Wonder No More. Yandex Pulls Social Discovery App After Facebook Closes Door On Graph API Use + Says It’s A Competing Search Engine

Some closure on the story of how Yandex — the Russian search giant — built a social discovery app that relied on Facebook interconnection to gather data, and then found Facebook blocking its service within hours of launching. Today Yandex said that after discussions with the social network, Facebook has finally, terminally said that the app violates its Platform Policies, specifically on the point of Wonder being a competing search engine.

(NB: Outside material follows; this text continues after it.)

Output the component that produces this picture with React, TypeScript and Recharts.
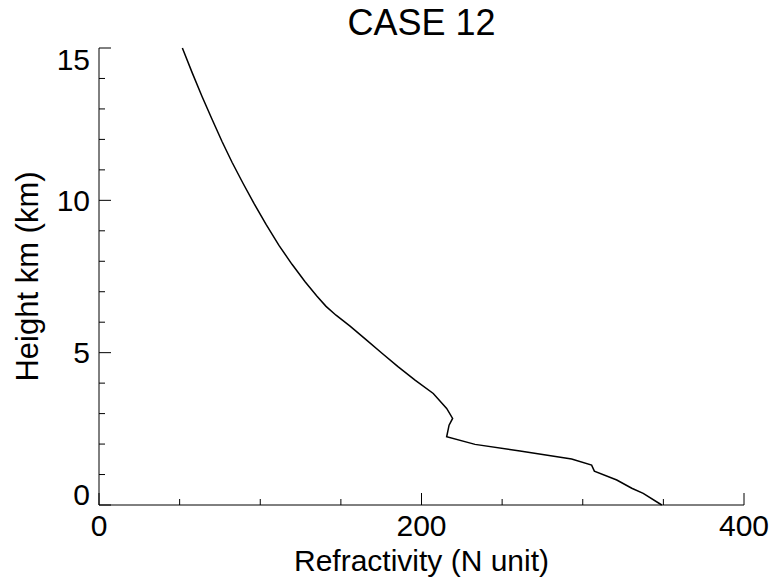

Facebook will not reinstate the ability to use Facebook’s Graph API, so as a result, Yandex is planning to pulll the app from the app store and put it on hold for now.

The full statement from Yandex:

“We discussed the issue with Facebook and it was confirmed that Facebook views the application Wonder as something that violates the Facebook Platform Policies (section I.12) and that the access to Facebook’s Graph API will not be restored.

“According to Section I.12, no data obtained from Facebook can be used in any search engine or directory without the company’s written permission. The reason behind Facebook’s decision to revoke our access to their data appears to be that they do consider Wonder to be a search engine, while our understanding of what it is differs from this view.

“Wonder’s functioning, in its current state, as well as the quality of user experience it provides, largely depends on the access to Facebook’s Graph API. Since this access was revoked, we decided to put our application on hold for the time being. We will be considering partnership opportunities with other social networks and services to offer our users a richer internet experience via Wonder.”

The emergence of Wonder, and a week before the blockage of Voxer, has kicked off a new level of scrutiny about how Facebook allows other apps to appropriate its data: in effect, the company has said that it is not sharing with apps that don’t share back, or that replicate core functionality without permission.

The Wonder app, which was nearly a year in the making, was put together by Yandex Labs, which is based in Palo Alto, CA. I actually met the three leads on the project, Maxim Grinev, Maria Grineva and Sergey Fayfer, for the first time in person yesterday, as I’m in town for the week.

They told me about how the idea germinated from their own move to the Bay Area a year ago, when they were trying to figure out what to do and where to go when they arrived, because, in their collective mind, there wasn’t a good enough social app out there to provide that kind of recommended viewpoint.

The app then went on to be built using a number of different features — including Nuance-powered voice recognition, API feeds from various other social networks like Foursquare, and new algorithms for how to digest and cancel out repetitive news in favor of more up to date information — but without the core dataset provided via Facebook’s Graph API, the carpet was effectively pulled from under Wonder.

Considering that Facebook flat-out thinks of Wonder as a search engine, and one that competes against Facebook itself, makes one speculate about what else Facebook has planned for its own, new Graph Search feature in the future.

And if there are more apps — or would-be apps in development — that might find themselves blocked in future, will we see companies begin to look for alternative solutions? Is there room for another social data aggregator like Facebook in the market?

Equally, it’s worth wondering whether we will see some of the smart technology that went into Wonder appearing elsewhere — something Yandex had already said it would consider even when it first launched its Wonder “experiment.” It was potentially a route for Yandex to build its profile and dataset for U.S. consumers, and English-language users, so it’s clear that these markets remain in the company’s sights.